J-frames: most of your 5-shot .38s and .357s, 6-shot .327s and short-barrel 6-shot .22s. Some will have visible hammers, some shrouded hammers (can still be thumb-cocked for single-action firing), and some will be internal hammers (double-action only guns). The model 317 is a J-frame 8-shot .22 in the AirLite series, but it has an aluminum-alloy frame, not Scandium. J-frames are considered small frame guns, and usually will have short (3" or less) barrels -- but not always.

K-frames: Mostly 6-shot 38s and .357s, and longer-barreled (4" or longer) 6- and 10-shot .22s. Medium frame, some with plain barrels, some with solid-ribbed barrels, some with lugged/weighted barrels.

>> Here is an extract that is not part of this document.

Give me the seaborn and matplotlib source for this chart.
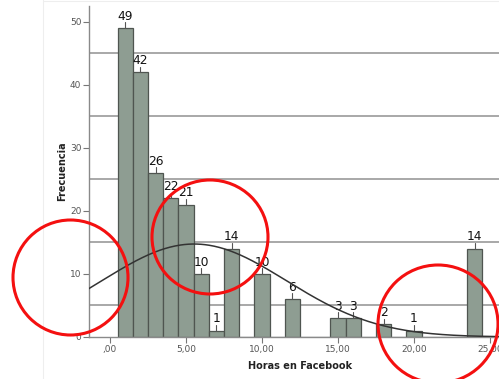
import numpy as np
import pandas as pd
import seaborn as sns
import matplotlib
matplotlib.use("Agg")
import matplotlib.pyplot as plt
from matplotlib.patches import Ellipse
from matplotlib.lines import Line2D

# Hours on Facebook (value) and how many respondents gave each value
horas = [1, 2, 3, 4, 5, 6, 7, 8, 10, 12, 15, 16, 18, 20, 24]
frecuencia = [49, 42, 26, 22, 21, 10, 1, 14, 10, 6, 3, 3, 2, 1, 14]

x_ticks = [0, 5, 10, 15, 20, 25]
x_tick_labels = [",00", "5,00", "10,00", "15,00", "20,00", "25,00"]
y_ticks = [0, 10, 20, 30, 40, 50]
grid_levels = [5, 15, 25, 35, 45]

df = pd.DataFrame({"Horas": horas, "Frecuencia": frecuencia})

sns.set_style("white")
plt.rcParams["font.family"] = ["DejaVu Sans"]

W, H = 499, 379
fig = plt.figure(figsize=(W / 100, H / 100), dpi=100)
ax = fig.add_axes([89 / W, (H - 337) / H, (W - 89) / W, (337 - 6) / H])

# horizontal reference lines behind the bars
for g in grid_levels:
    ax.axhline(g, color="#9a9a9a", lw=1.2, zorder=0)

sns.histplot(data=df, x="Horas", weights="Frecuencia", binwidth=1,
             binrange=(0.5, 24.5),
             color="#8e9d92", edgecolor="#4f5550", linewidth=0.9,
             alpha=1.0, ax=ax, zorder=2)

# count labels with a short leader above each bar
for h, f in zip(horas, frecuencia):
    ax.plot([h, h], [f, f + 0.9], color="#555555", lw=0.8, zorder=3)
    ax.text(h, f + 0.85, str(f), ha="center", va="bottom",
            fontsize=8.8, color="#111111", zorder=4)

# fitted normal curve scaled to the counts
vals = np.repeat(horas, frecuencia).astype(float)
mu, sd, n = vals.mean(), vals.std(ddof=1), len(vals)
xs = np.linspace(-1.4, 25.6, 400)
ys = n * 1.0 * np.exp(-0.5 * ((xs - mu) / sd) ** 2) / (sd * np.sqrt(2 * np.pi))
ax.plot(xs, ys, color="#333333", lw=1.1, zorder=5)

ax.set_xlim(-1.38, 25.59)
ax.set_ylim(0, 52.5)
ax.set_xticks(x_ticks)
ax.set_xticklabels(x_tick_labels)
ax.set_yticks(y_ticks)
ax.tick_params(axis="both", direction="out", length=4, width=0.8,
               color="#777777", labelcolor="#555555", labelsize=6.5, pad=1.5,
               bottom=True, left=True)

for side in ["top", "right"]:
    ax.spines[side].set_visible(False)
for side in ["left", "bottom"]:
    ax.spines[side].set_color("#8a8a8a")
    ax.spines[side].set_linewidth(1.0)

ax.set_xlabel("Horas en Facebook", fontsize=7, fontweight="bold", color="#222222")
ax.set_ylabel("Frecuencia", fontsize=7, fontweight="bold", color="#222222")
ax.xaxis.set_label_coords((300 - 89) / (W - 89), -0.072)
ax.xaxis.label.set_va("top")
ax.yaxis.set_label_coords((62 - 89) / (W - 89), 0.5)
ax.yaxis.label.set_va("center")

# faint outer frame of the chart
fig.add_artist(Line2D([43 / W, 43 / W], [0, 1], transform=fig.transFigure,
                      color="#eeeeee", lw=0.8))
fig.add_artist(Line2D([43 / W, 1], [1 - 0.5 / H, 1 - 0.5 / H], transform=fig.transFigure,
                      color="#eeeeee", lw=0.8))

# red highlight circles
for cx, cy, w, h in [(70.5, 277.5, 115, 115), (210, 237, 116, 114), (438, 324, 120, 118)]:
    fig.add_artist(Ellipse((cx / W, 1 - cy / H), w / W, h / H,
                           transform=fig.transFigure, fill=False,
                           edgecolor="#f41010", lw=2.2, zorder=10))

fig.savefig("out.png", dpi=100)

L-frames: 6-shot .357s, 7-shot .357s, and a few 5-shot .44 Specials with short (3" or less) barrels. L-frames usually have barrels with integral lugs/underweights. Medium frame, beefier than a K-frame in some areas, but designed to use K-frame grips due to their popularity.

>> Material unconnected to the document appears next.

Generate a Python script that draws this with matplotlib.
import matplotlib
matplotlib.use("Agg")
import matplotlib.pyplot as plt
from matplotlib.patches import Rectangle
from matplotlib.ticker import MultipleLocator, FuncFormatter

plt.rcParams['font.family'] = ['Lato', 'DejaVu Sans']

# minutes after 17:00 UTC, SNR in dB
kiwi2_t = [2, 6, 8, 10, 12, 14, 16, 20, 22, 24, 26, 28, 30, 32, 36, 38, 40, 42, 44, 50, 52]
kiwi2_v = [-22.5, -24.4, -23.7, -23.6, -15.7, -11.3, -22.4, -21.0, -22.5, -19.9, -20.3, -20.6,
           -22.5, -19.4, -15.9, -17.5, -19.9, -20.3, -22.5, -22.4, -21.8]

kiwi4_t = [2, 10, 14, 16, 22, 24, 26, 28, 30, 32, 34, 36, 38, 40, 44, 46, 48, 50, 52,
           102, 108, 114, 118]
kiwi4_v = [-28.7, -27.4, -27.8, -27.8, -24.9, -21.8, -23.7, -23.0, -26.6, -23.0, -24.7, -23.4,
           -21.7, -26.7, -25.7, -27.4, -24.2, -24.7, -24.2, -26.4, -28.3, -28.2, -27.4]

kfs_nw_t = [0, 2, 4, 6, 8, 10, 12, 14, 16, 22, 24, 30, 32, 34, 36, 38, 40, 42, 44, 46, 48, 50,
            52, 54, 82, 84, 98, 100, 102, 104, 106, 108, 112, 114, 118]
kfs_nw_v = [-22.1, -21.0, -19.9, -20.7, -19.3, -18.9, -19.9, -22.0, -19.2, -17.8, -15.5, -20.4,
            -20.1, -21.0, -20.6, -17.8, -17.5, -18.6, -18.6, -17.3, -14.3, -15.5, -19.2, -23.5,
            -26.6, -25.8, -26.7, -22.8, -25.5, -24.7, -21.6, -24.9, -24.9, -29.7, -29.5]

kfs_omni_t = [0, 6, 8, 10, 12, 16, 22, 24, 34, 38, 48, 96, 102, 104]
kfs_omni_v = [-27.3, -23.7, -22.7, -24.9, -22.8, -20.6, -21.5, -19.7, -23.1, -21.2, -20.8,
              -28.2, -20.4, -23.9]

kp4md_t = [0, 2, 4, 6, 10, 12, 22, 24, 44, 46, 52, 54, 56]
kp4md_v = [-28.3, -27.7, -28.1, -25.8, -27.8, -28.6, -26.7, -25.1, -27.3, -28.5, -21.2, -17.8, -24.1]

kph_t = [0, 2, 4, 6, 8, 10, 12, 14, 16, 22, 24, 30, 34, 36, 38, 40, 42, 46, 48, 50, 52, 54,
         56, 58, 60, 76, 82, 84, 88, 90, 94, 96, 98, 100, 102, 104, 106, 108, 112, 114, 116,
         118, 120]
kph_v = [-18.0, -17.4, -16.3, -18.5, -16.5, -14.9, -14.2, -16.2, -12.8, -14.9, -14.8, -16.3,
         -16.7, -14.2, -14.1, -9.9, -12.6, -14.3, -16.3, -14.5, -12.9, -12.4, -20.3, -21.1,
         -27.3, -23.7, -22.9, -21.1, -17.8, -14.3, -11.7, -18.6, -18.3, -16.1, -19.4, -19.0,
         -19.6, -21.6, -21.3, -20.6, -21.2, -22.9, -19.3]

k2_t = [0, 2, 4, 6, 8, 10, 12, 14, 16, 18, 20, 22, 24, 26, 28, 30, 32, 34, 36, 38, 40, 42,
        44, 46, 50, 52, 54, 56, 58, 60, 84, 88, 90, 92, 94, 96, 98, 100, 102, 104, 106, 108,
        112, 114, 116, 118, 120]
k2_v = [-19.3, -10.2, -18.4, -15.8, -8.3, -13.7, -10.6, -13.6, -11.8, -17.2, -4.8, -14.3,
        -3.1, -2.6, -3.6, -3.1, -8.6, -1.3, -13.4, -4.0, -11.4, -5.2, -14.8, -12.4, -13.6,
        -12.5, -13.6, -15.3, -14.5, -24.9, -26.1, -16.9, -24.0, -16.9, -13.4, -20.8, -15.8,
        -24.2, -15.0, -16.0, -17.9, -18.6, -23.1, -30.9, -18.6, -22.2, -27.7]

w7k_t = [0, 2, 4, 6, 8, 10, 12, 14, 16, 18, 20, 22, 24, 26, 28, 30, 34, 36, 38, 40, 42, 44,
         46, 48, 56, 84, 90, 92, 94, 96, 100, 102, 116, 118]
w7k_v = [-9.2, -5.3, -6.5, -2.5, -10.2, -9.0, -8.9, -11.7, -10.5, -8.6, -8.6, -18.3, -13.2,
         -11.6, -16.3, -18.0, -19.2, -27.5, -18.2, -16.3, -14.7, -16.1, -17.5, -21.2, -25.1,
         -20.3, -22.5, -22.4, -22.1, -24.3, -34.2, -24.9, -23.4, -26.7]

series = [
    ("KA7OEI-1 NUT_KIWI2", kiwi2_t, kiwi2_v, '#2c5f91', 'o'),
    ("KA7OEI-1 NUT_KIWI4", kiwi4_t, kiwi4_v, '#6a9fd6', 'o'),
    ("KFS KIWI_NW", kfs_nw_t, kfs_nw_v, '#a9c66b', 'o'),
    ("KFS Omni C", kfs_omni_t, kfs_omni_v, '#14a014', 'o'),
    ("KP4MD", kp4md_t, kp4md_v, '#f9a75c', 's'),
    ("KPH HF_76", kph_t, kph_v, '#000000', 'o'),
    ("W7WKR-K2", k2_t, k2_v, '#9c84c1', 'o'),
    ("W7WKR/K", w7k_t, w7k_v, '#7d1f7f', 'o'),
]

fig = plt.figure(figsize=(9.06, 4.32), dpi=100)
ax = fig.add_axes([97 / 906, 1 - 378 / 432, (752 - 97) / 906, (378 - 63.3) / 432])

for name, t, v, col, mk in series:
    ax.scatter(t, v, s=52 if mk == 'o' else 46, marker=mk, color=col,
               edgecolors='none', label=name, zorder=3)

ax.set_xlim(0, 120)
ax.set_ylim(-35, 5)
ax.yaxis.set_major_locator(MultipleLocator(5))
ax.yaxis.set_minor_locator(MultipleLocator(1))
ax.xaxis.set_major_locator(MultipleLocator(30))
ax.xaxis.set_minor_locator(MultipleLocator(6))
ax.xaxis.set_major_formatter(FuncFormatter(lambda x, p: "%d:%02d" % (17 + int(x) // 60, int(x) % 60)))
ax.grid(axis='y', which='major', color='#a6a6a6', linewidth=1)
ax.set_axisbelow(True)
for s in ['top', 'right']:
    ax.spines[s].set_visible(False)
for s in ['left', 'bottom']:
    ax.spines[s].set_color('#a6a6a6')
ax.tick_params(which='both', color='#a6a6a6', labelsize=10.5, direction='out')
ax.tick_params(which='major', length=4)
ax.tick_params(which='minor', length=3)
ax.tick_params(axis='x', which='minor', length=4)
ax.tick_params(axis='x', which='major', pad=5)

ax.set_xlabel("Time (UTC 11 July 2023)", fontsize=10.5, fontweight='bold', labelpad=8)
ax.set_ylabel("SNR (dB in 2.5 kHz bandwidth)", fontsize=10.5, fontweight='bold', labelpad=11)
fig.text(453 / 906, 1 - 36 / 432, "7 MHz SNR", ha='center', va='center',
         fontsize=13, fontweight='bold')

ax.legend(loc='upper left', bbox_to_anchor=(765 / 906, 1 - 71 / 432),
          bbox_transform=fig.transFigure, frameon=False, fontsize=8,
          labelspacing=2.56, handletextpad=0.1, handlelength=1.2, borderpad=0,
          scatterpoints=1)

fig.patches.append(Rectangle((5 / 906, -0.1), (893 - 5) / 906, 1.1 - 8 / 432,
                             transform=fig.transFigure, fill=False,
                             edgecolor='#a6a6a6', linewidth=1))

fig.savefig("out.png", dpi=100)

N-frames: 6-shot .357s, .41 magnums, .44 Specials, .44 magnums, .45 Colt, .45 ACP, and 8-shot .357s. Large frame, barrels usually solid-ribbed, some lugged/weighted.

X-frames: the newer honkin' huge 5-shot .460 and .500 magnums, with lugged/weighted barrels.

More info at these sites:

http://world.guns.ru/handguns/hg105-e.htm

http://world.guns.ru/handguns/hg76-e.htm

http://world.guns.ru/handguns/hg107-e.htm

http://world.guns.ru/handguns/hg77-e.htm

http://www.handloads.com/misc/Smith.Model.Changes.asp


----------



## nailer (Apr 26, 2009)

I use the 442 as my CC. It hides perfectly with or without a pocket holster.


----------



## nukehayes (Sep 22, 2006)

Thanks DJ, that helps me out a lot in understanding how they name their weapons.


----------